Sheikh Jarrah is an Arab neighborhood that was established in 1865. And before 1949, there was a separate Jewish neighborhood within it, . . . known by the name “Shimon HaTzadik” (Simon the Righteous), named after the famous sage whose tomb is located there.

Because of the tomb and its significance to the Jewish people, the Sephardi Community Committee and the Ashkenazi Assembly of Israel purchased the tomb and its surrounding land (about 4.5 acres) in 1875. Shortly thereafter, it, along with the neighborhood of Kfar Hashiloaḥ in the Silwan area of Jerusalem, became home to many, mostly Yemenite, Jews who had migrated to Jerusalem back in 1881. Notably, by 1844, Jews were the largest ethnic population in Jerusalem.

Between 1936 and 1938, and then again in 1948, the British empire assisted Arabs . . . in ripping Jews from their homes in Shimon HaTzadik (and in Kfar Hashiloaḥ). The Yemenite Jewish community was also expelled from Silwan, for “their own safety,” by the British Office of Social Welfare. Essentially, the British preferred to force Jews out of their own homes rather than expend the resources to protect Jewish families and their property rights in Jerusalem.

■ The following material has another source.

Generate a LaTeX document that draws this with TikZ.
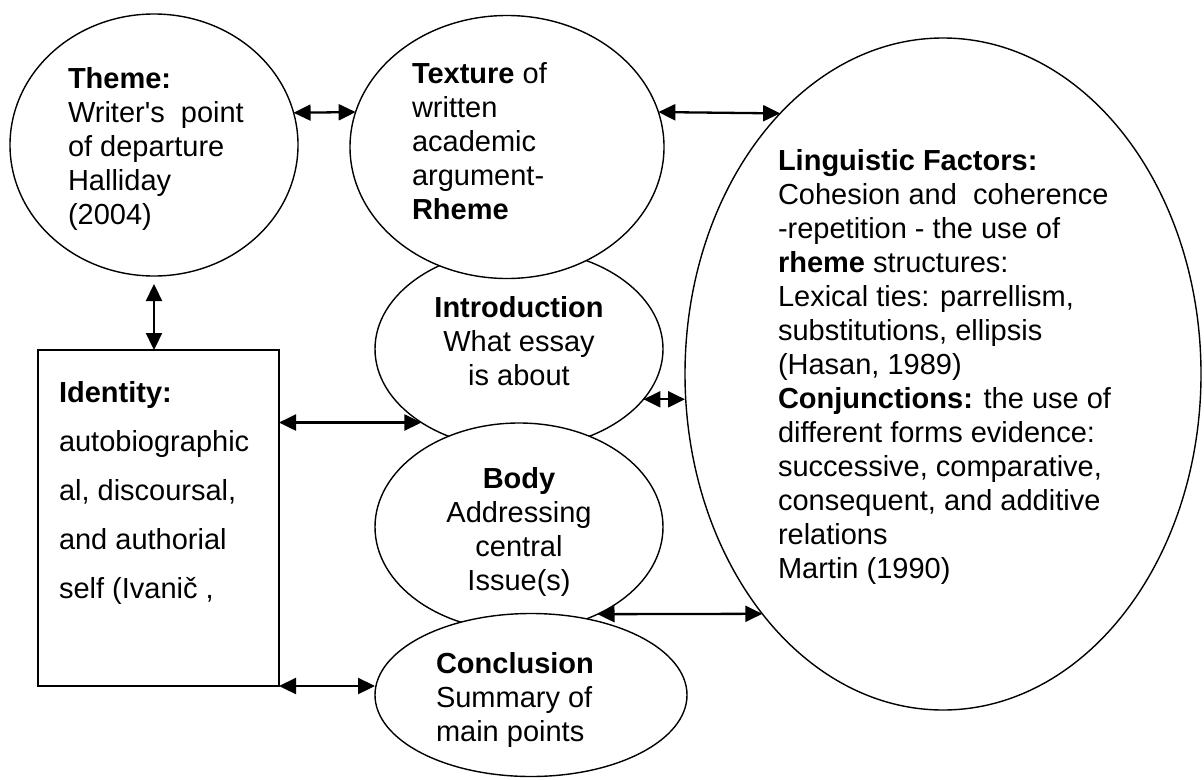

Then, in 1949, [the Jordanian army] either killed or ethnically cleansed every last Jew [in the area]. After Israel gained control of all of Jerusalem from the Jordan during the 1967 Six-Day War, Israel passed a law that allows Jews whose families had been forced out of their homes by the Jordanians or the British to regain control of their family homes if they could provide proof of ownership and the current residents could not provide proof of a valid purchase or transfer of title.